To understand God’s purpose for men and women we need to go back to the beginning; that is where the Lord Jesus and the apostles based their teaching on the roles and function of men and women.
Adam was first
In Genesis 2:7 we read:
“And the LORD God formed man of the dust of the ground, and breathed into his nostrils the breath of life; and man became a living being.”
There are three important features to note about Adam’s life before Eve was created.
Firstly, the man (Adam) was placed in the garden of Eden to care for it and work in it (Genesis 2:15). He alone was given authority, by God, to govern the garden.
Secondly, the command to not eat from the tree of the knowledge of good and evil was given to Adam before Eve was created (Genesis 2:16). He would, we assume, be expected to teach this command to Eve.
Thirdly, Adam was given the responsibility of naming all the living creatures (Genesis 2:19); having that role demonstrated order and authority.
These features are highly significant. Adam was given enormous responsibilities and privileges before Eve was created, setting a pattern and teaching us about God’s design for man to be a leader.
In the New Testament, Paul draws from this pattern, not from prevailing culture and custom, to teach about roles within the church.
“And I do not permit a woman to teach or to have authority over a man, but to be in silence. For Adam was formed first, then Eve” (1 Timothy 2:12-13).
Eve out of Adam
God could have created Eve using whatever method He desired but He chose to create her from Adam’s rib (Genesis 2:21-22).
“Then the rib which the LORD God had taken from man He made into a woman, and He brought her to the man” (Genesis 2:22).
Once again, the New Testament casts more light on the purpose of creation’s order. When Paul details the role differences for men and women, he refers to Eve being formed after Adam.

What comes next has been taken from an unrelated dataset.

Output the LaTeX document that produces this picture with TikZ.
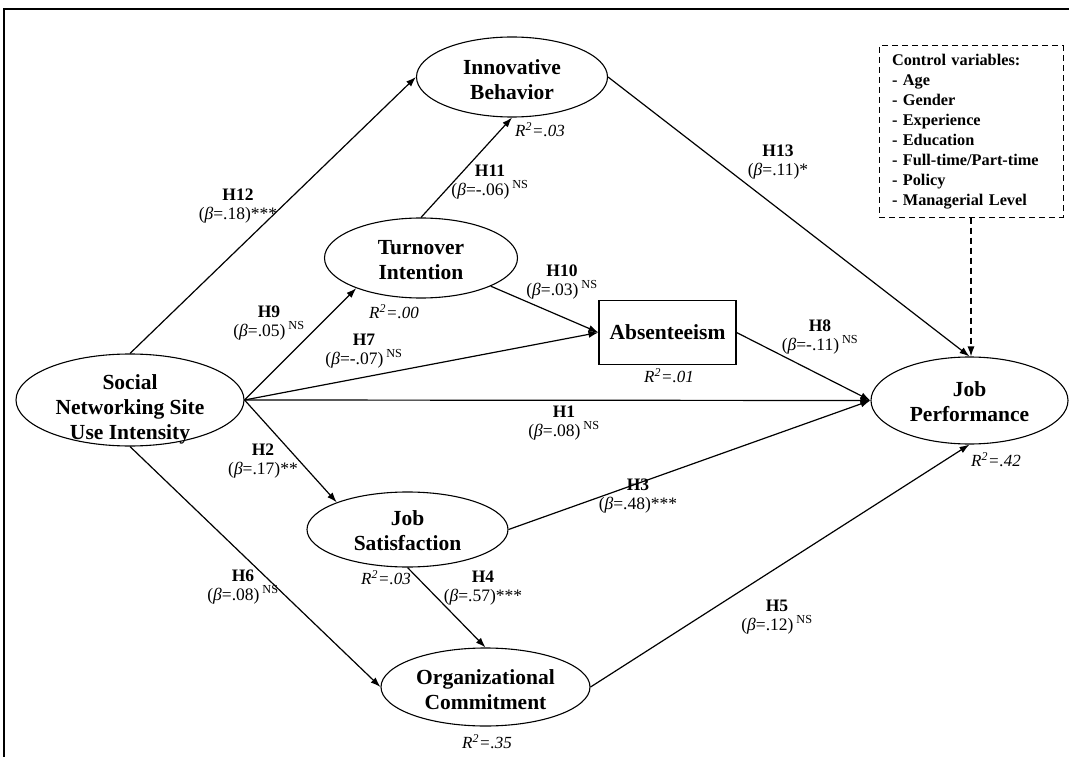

“For a man indeed ought not to cover his head, since he is the image and glory of God; but woman is the glory of man. For man is not from woman, but woman from man” (1 Corinthians 11:7-8).

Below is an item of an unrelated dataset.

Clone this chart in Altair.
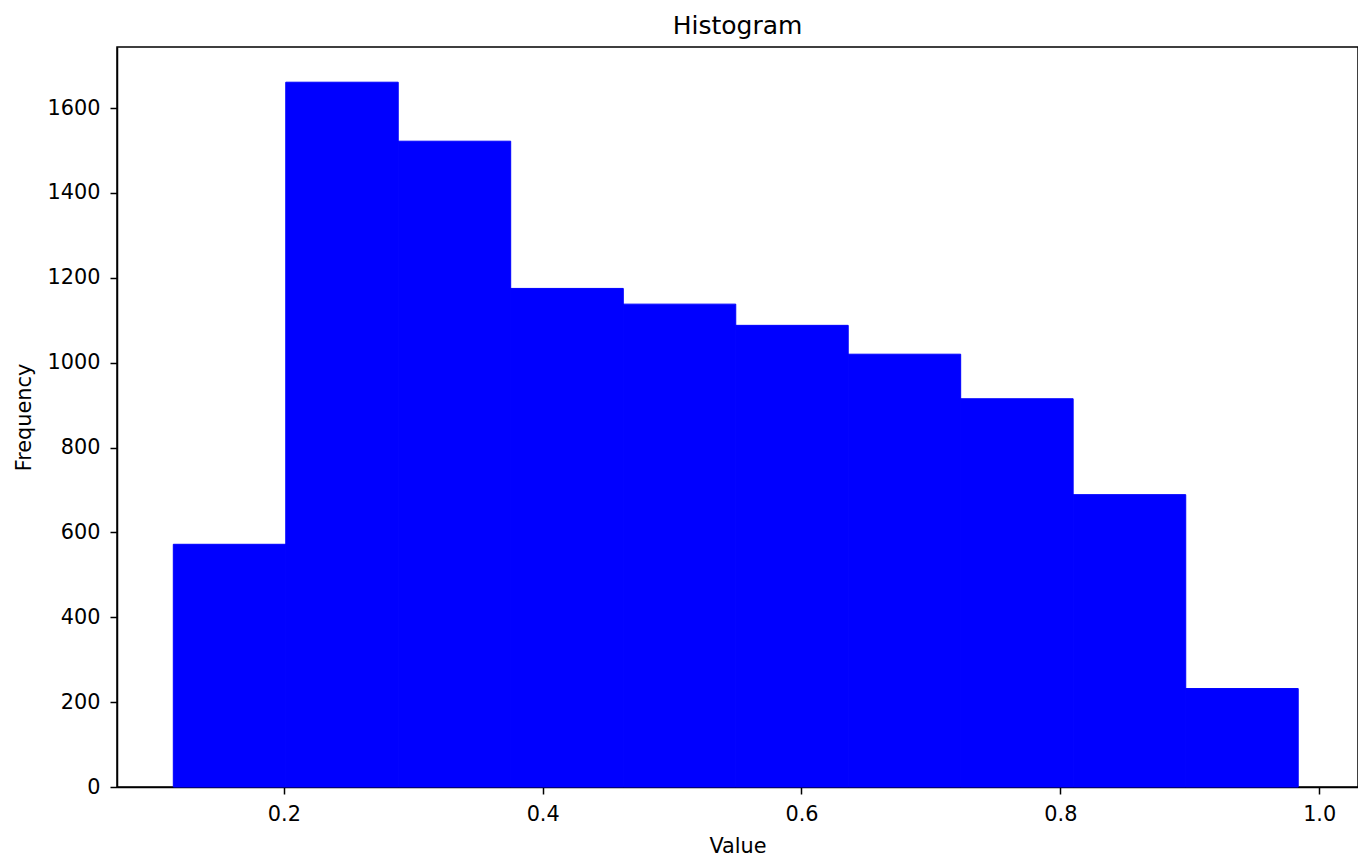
import altair as alt
import pandas as pd

# Bin edges and counts per bin
bin_edges = [0.1146, 0.2015, 0.2884, 0.3753, 0.4623, 0.5492, 0.6361, 0.7230, 0.8099, 0.8969, 0.9838]
counts = [572, 1661, 1522, 1175, 1138, 1088, 1020, 915, 689, 232]
x_ticks = [0.2, 0.4, 0.6, 0.8, 1.0]
y_ticks = [0, 200, 400, 600, 800, 1000, 1200, 1400, 1600]

df = pd.DataFrame({
    "start": bin_edges[:-1],
    "end": bin_edges[1:],
    "count": counts,
})

FONT = "DejaVu Sans"

chart = alt.Chart(df).mark_rect(color="#0000ff", stroke="#0000ff", strokeWidth=1).encode(
    x=alt.X("start:Q",
            scale=alt.Scale(domain=[0.0711, 1.0300], nice=False, zero=False),
            axis=alt.Axis(title="Value", values=x_ticks, format=".1f", grid=False,
                          tickSize=7, labelPadding=10, titlePadding=13)),
    x2="end:Q",
    y=alt.Y("count:Q",
            scale=alt.Scale(domain=[0, 1744], nice=False),
            axis=alt.Axis(title="Frequency", values=y_ticks, format="d", grid=False,
                          tickSize=7, labelPadding=10, titlePadding=13)),
    y2=alt.datum(0),
).properties(
    width=1241,
    height=740,
    title=alt.TitleParams("Histogram", fontSize=25, font=FONT, fontWeight="normal",
                          anchor="middle", baseline="bottom", offset=-17, color="#000000"),
    autosize=alt.AutoSizeParams(type="none"),
    padding={"left": 109, "top": 39, "right": 0, "bottom": 75},
).configure_view(
    stroke="#000000", strokeWidth=1.5
).configure_axis(
    labelFont=FONT, titleFont=FONT, labelFontSize=20.8, titleFontSize=20.8,
    labelColor="#000000", titleColor="#000000", titleFontWeight="normal",
    domainColor="#000000", domainWidth=1.5, tickColor="#000000", tickWidth=1.5,
)

chart.save("out.html", embed_options={"renderer": "svg", "actions": False})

Paul’s teaching about headship and submission is drawn from creation. God could have created Adam and Eve simultaneously, but purposefully Adam was created first and Eve was created from Adam. Eve was not inferior in nature, and she shared equally in bearing the image of God, but the clear distinctions concerning role and function for men and women are based on the order of Genesis chapter 2.

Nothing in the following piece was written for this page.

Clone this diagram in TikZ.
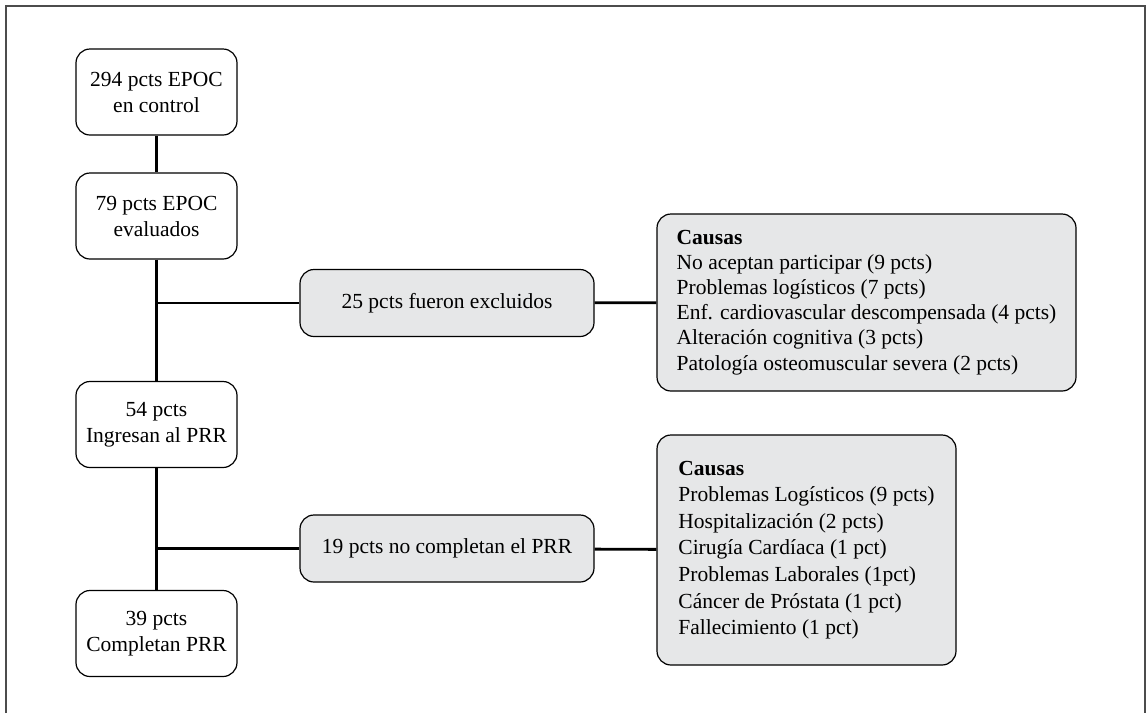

William MacDonald helpfully writes, “Woman was taken not from Adam's head to dominate him, nor from his feet to be trodden down, but from under his arm to be protected, and from near his heart to be loved”.
Eve for Adam
We noted it was after Adam had been given the tasks of caring for the garden and naming the animals, that Eve was created from him. Although Adam had not complained, God stated:
"It is not good that man should be alone; I will make him a helper comparable to him” (Genesis 2:18).
It is worth noting that being a helper is not a lesser role as God Himself is frequently described as “a help” for His people (e.g., Hebrews 13:6).
A helper for Adam would not be another male but a female, who would be similar but different. She was to bear God’s image and be equally valued by Him, yet her purpose was to complement Adam. God’s design was for the woman to be a helper or support for the man, and He would give her all the resources and functionality required for that role. To emphasise the distinction in roles, it is helpful to understand that the woman’s role is defined in relation to the man as “a helper for him” but the man’s role is not described in that way.
Paul also emphasises this in his teaching on the submission and leadership roles of men and women.
“Nor was man created for the woman, but woman for the man” (1 Corinthians 11:9).
In the beginning God established the leader and helper roles for men and women. This is His wise and perfect design.
Adam names Eve
Finally, we have noted that God delegated the authority to Adam to name the animals. There are many examples in the Bible of God changing people’s names (e.g., Abram to Abraham, Sarai to Sarah). The names had meanings but also demonstrated God’s authority as name-giver.
When Eve was formed, Adam said:
"This is now bone of my bones and flesh of my flesh; she shall be called Woman, because she was taken out of Man” (Genesis 2:23).
Then, after the fall, when Adam and Eve had both been given gracious promises about childbearing, and before any children had been born, Adam displayed great faith by naming his wife.
“And Adam called his wife's name Eve, because she was the mother of all living” (Genesis 3:20).
The naming of his wife shows the headship of Adam over Eve. It was a headship and submission relationship designed by God for the functioning of men and women for all time in all cultures. When these distinctions are understood and accepted, we can know that we are functioning as God, our great Creator, intended.